Given task:
Without the pictures, return all of the material exactly as written.

Recorded data:
============
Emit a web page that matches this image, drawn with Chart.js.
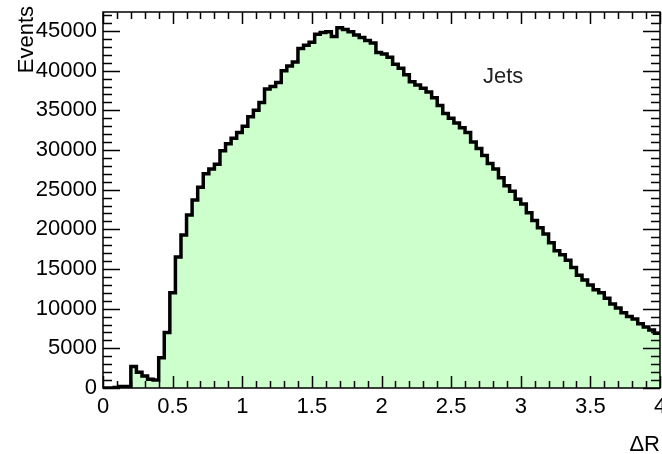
<!DOCTYPE html>
<html>
<head>
<meta charset="utf-8">
<script src="https://cdn.jsdelivr.net/npm/chart.js@4.4.0/dist/chart.umd.min.js"></script>
<style>
    html, body { margin: 0; padding: 0; background: #fff; }
    .wrap { width: 662px; height: 454px; }
</style>
</head>
<body>
<div class="wrap"><canvas id="myChart" width="662" height="454"></canvas></div>
<script>
// histogram range and bin contents (100 bins of 0.04)
const xMin = 0
const xMax = 4
const events = [
    0, 0, 50, 200, 200, 2700, 2000, 1500, 1100, 1000,
    3800, 7000, 12000, 16500, 19300, 21800, 23700, 25300, 27000, 27600,
    28200, 29900, 30800, 31500, 32200, 33000, 34200, 35000, 36000, 37700,
    38000, 38500, 40000, 40600, 41100, 42800, 43200, 43600, 44600, 44800,
    44900, 44300, 45400, 45200, 44900, 44500, 44200, 43800, 43500, 42300,
    42100, 41700, 40800, 40300, 39500, 38600, 38200, 37800, 37300, 36600,
    35600, 34600, 34000, 33400, 32800, 32200, 31000, 30200, 29300, 28300,
    27600, 26500, 25500, 24800, 23800, 23200, 22100, 21100, 20200, 19400,
    18300, 17300, 16800, 16100, 15200, 14200, 13600, 13000, 12400, 12000,
    11300, 10600, 10100, 9500, 9000, 8700, 8100, 7700, 7300, 6900
]
const yTicks = [0, 5000, 10000, 15000, 20000, 25000, 30000, 35000, 40000, 45000]
const xTicks = [0, 0.5, 1, 1.5, 2, 2.5, 3, 3.5, 4]
const yMax = 47400

const fontFamily = '"Liberation Sans", Arial, sans-serif'
const labelFont = '22px ' + fontFamily

// step points at the lower edge of every bin, plus the closing edge
const binWidth = (xMax - xMin) / events.length
const points = events.map((v, i) => ({ x: xMin + i * binWidth, y: v }))
points.push({ x: xMax, y: events[events.length - 1] })

// ROOT style frame with inner ticks on all four sides
const frame = {
    id: 'frame',
    afterDatasetsDraw(chart) {
        const { ctx, chartArea: a, scales } = chart
        const xs = scales.x
        const ys = scales.y
        ctx.save()
        ctx.strokeStyle = '#000'
        ctx.lineWidth = 1.5
        ctx.strokeRect(a.left, a.top, a.right - a.left, a.bottom - a.top)

        ctx.beginPath()
        for (let v = 0; v <= yMax; v += 1000) {
            const y = Math.round(ys.getPixelForValue(v)) + 0.5
            const len = v % 5000 === 0 ? 17 : 9
            ctx.moveTo(a.left, y)
            ctx.lineTo(a.left + len, y)
            ctx.moveTo(a.right, y)
            ctx.lineTo(a.right - len, y)
        }
        for (let i = 0; i <= 40; i++) {
            const x = Math.round(xs.getPixelForValue(i / 10)) + 0.5
            const len = i % 5 === 0 ? 12 : 7
            ctx.moveTo(x, a.bottom)
            ctx.lineTo(x, a.bottom - len)
            ctx.moveTo(x, a.top)
            ctx.lineTo(x, a.top + len)
        }
        ctx.stroke()

        ctx.fillStyle = '#000'
        ctx.font = labelFont
        ctx.textAlign = 'right'
        ctx.textBaseline = 'alphabetic'
        ctx.fillText('ΔR', 660, 451)

        ctx.fillStyle = '#222'
        ctx.textAlign = 'left'
        ctx.fillText('Jets', 483, 83)

        ctx.fillStyle = '#000'
        ctx.translate(33, 6)
        ctx.rotate(-Math.PI / 2)
        ctx.textAlign = 'right'
        ctx.fillText('Events', 0, 0)
        ctx.restore()
    }
}

const ctx = document.getElementById('myChart')

const myChart = new Chart(ctx, {
    type: 'line',
    data: {
        datasets: [{
            label: 'Jets',
            data: points,
            stepped: 'before',
            borderColor: '#000',
            borderWidth: 3.5,
            backgroundColor: '#ccffcc',
            fill: 'origin',
            pointRadius: 0,
            tension: 0
        }]
    },
    options: {
        responsive: false,
        devicePixelRatio: 1,
        animation: false,
        layout: { padding: { left: 0, right: 2, top: 12, bottom: 0 } },
        plugins: {
            legend: { display: false },
            tooltip: { enabled: false }
        },
        scales: {
            x: {
                type: 'linear',
                min: xMin,
                max: xMax,
                grid: { display: false, drawTicks: false },
                border: { display: false },
                afterBuildTicks: s => { s.ticks = xTicks.map(v => ({ value: v })) },
                afterFit: s => {
                    s.height = 66
                    s.paddingLeft = 0
                    s.paddingRight = 0
                },
                ticks: {
                    padding: 6,
                    color: '#000',
                    maxRotation: 0,
                    autoSkip: false,
                    font: { family: fontFamily, size: 22 },
                    callback: v => String(v)
                }
            },
            y: {
                min: 0,
                max: yMax,
                grid: { display: false, drawTicks: false },
                border: { display: false },
                afterBuildTicks: s => { s.ticks = yTicks.map(v => ({ value: v })) },
                afterFit: s => {
                    s.width = 103
                    s.paddingTop = 0
                    s.paddingBottom = 0
                },
                ticks: {
                    padding: 6,
                    color: '#000',
                    autoSkip: false,
                    font: { family: fontFamily, size: 22 },
                    callback: v => String(v)
                }
            }
        }
    },
    plugins: [frame]
})
</script>
</body>
</html>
============
Result of this exercise:
Emit a web page that matches this image, drawn with Chart.js.
<!DOCTYPE html>
<html>
<head>
<meta charset="utf-8">
<script src="https://cdn.jsdelivr.net/npm/chart.js@4.4.0/dist/chart.umd.min.js"></script>
<style>
    html, body { margin: 0; padding: 0; background: #fff; }
    .wrap { width: 662px; height: 454px; }
</style>
</head>
<body>
<div class="wrap"><canvas id="myChart" width="662" height="454"></canvas></div>
<script>
// histogram range and bin contents (100 bins of 0.04)
const xMin = 0
const xMax = 4
const events = [
    0, 0, 50, 200, 200, 2700, 2000, 1500, 1100, 1000,
    3800, 7000, 12000, 16500, 19300, 21800, 23700, 25300, 27000, 27600,
    28200, 29900, 30800, 31500, 32200, 33000, 34200, 35000, 36000, 37700,
    38000, 38500, 40000, 40600, 41100, 42800, 43200, 43600, 44600, 44800,
    44900, 44300, 45400, 45200, 44900, 44500, 44200, 43800, 43500, 42300,
    42100, 41700, 40800, 40300, 39500, 38600, 38200, 37800, 37300, 36600,
    35600, 34600, 34000, 33400, 32800, 32200, 31000, 30200, 29300, 28300,
    27600, 26500, 25500, 24800, 23800, 23200, 22100, 21100, 20200, 19400,
    18300, 17300, 16800, 16100, 15200, 14200, 13600, 13000, 12400, 12000,
    11300, 10600, 10100, 9500, 9000, 8700, 8100, 7700, 7300, 6900
]
const yTicks = [0, 5000, 10000, 15000, 20000, 25000, 30000, 35000, 40000, 45000]
const xTicks = [0, 0.5, 1, 1.5, 2, 2.5, 3, 3.5, 4]
const yMax = 47400

const fontFamily = '"Liberation Sans", Arial, sans-serif'
const labelFont = '22px ' + fontFamily

// step points at the lower edge of every bin, plus the closing edge
const binWidth = (xMax - xMin) / events.length
const points = events.map((v, i) => ({ x: xMin + i * binWidth, y: v }))
points.push({ x: xMax, y: events[events.length - 1] })

// ROOT style frame with inner ticks on all four sides
const frame = {
    id: 'frame',
    afterDatasetsDraw(chart) {
        const { ctx, chartArea: a, scales } = chart
        const xs = scales.x
        const ys = scales.y
        ctx.save()
        ctx.strokeStyle = '#000'
        ctx.lineWidth = 1.5
        ctx.strokeRect(a.left, a.top, a.right - a.left, a.bottom - a.top)

        ctx.beginPath()
        for (let v = 0; v <= yMax; v += 1000) {
            const y = Math.round(ys.getPixelForValue(v)) + 0.5
            const len = v % 5000 === 0 ? 17 : 9
            ctx.moveTo(a.left, y)
            ctx.lineTo(a.left + len, y)
            ctx.moveTo(a.right, y)
            ctx.lineTo(a.right - len, y)
        }
        for (let i = 0; i <= 40; i++) {
            const x = Math.round(xs.getPixelForValue(i / 10)) + 0.5
            const len = i % 5 === 0 ? 12 : 7
            ctx.moveTo(x, a.bottom)
            ctx.lineTo(x, a.bottom - len)
            ctx.moveTo(x, a.top)
            ctx.lineTo(x, a.top + len)
        }
        ctx.stroke()

        ctx.fillStyle = '#000'
        ctx.font = labelFont
        ctx.textAlign = 'right'
        ctx.textBaseline = 'alphabetic'
        ctx.fillText('ΔR', 660, 451)

        ctx.fillStyle = '#222'
        ctx.textAlign = 'left'
        ctx.fillText('Jets', 483, 83)

        ctx.fillStyle = '#000'
        ctx.translate(33, 6)
        ctx.rotate(-Math.PI / 2)
        ctx.textAlign = 'right'
        ctx.fillText('Events', 0, 0)
        ctx.restore()
    }
}

const ctx = document.getElementById('myChart')

const myChart = new Chart(ctx, {
    type: 'line',
    data: {
        datasets: [{
            label: 'Jets',
            data: points,
            stepped: 'before',
            borderColor: '#000',
            borderWidth: 3.5,
            backgroundColor: '#ccffcc',
            fill: 'origin',
            pointRadius: 0,
            tension: 0
        }]
    },
    options: {
        responsive: false,
        devicePixelRatio: 1,
        animation: false,
        layout: { padding: { left: 0, right: 2, top: 12, bottom: 0 } },
        plugins: {
            legend: { display: false },
            tooltip: { enabled: false }
        },
        scales: {
            x: {
                type: 'linear',
                min: xMin,
                max: xMax,
                grid: { display: false, drawTicks: false },
                border: { display: false },
                afterBuildTicks: s => { s.ticks = xTicks.map(v => ({ value: v })) },
                afterFit: s => {
                    s.height = 66
                    s.paddingLeft = 0
                    s.paddingRight = 0
                },
                ticks: {
                    padding: 6,
                    color: '#000',
                    maxRotation: 0,
                    autoSkip: false,
                    font: { family: fontFamily, size: 22 },
                    callback: v => String(v)
                }
            },
            y: {
                min: 0,
                max: yMax,
                grid: { display: false, drawTicks: false },
                border: { display: false },
                afterBuildTicks: s => { s.ticks = yTicks.map(v => ({ value: v })) },
                afterFit: s => {
                    s.width = 103
                    s.paddingTop = 0
                    s.paddingBottom = 0
                },
                ticks: {
                    padding: 6,
                    color: '#000',
                    autoSkip: false,
                    font: { family: fontFamily, size: 22 },
                    callback: v => String(v)
                }
            }
        }
    },
    plugins: [frame]
})
</script>
</body>
</html>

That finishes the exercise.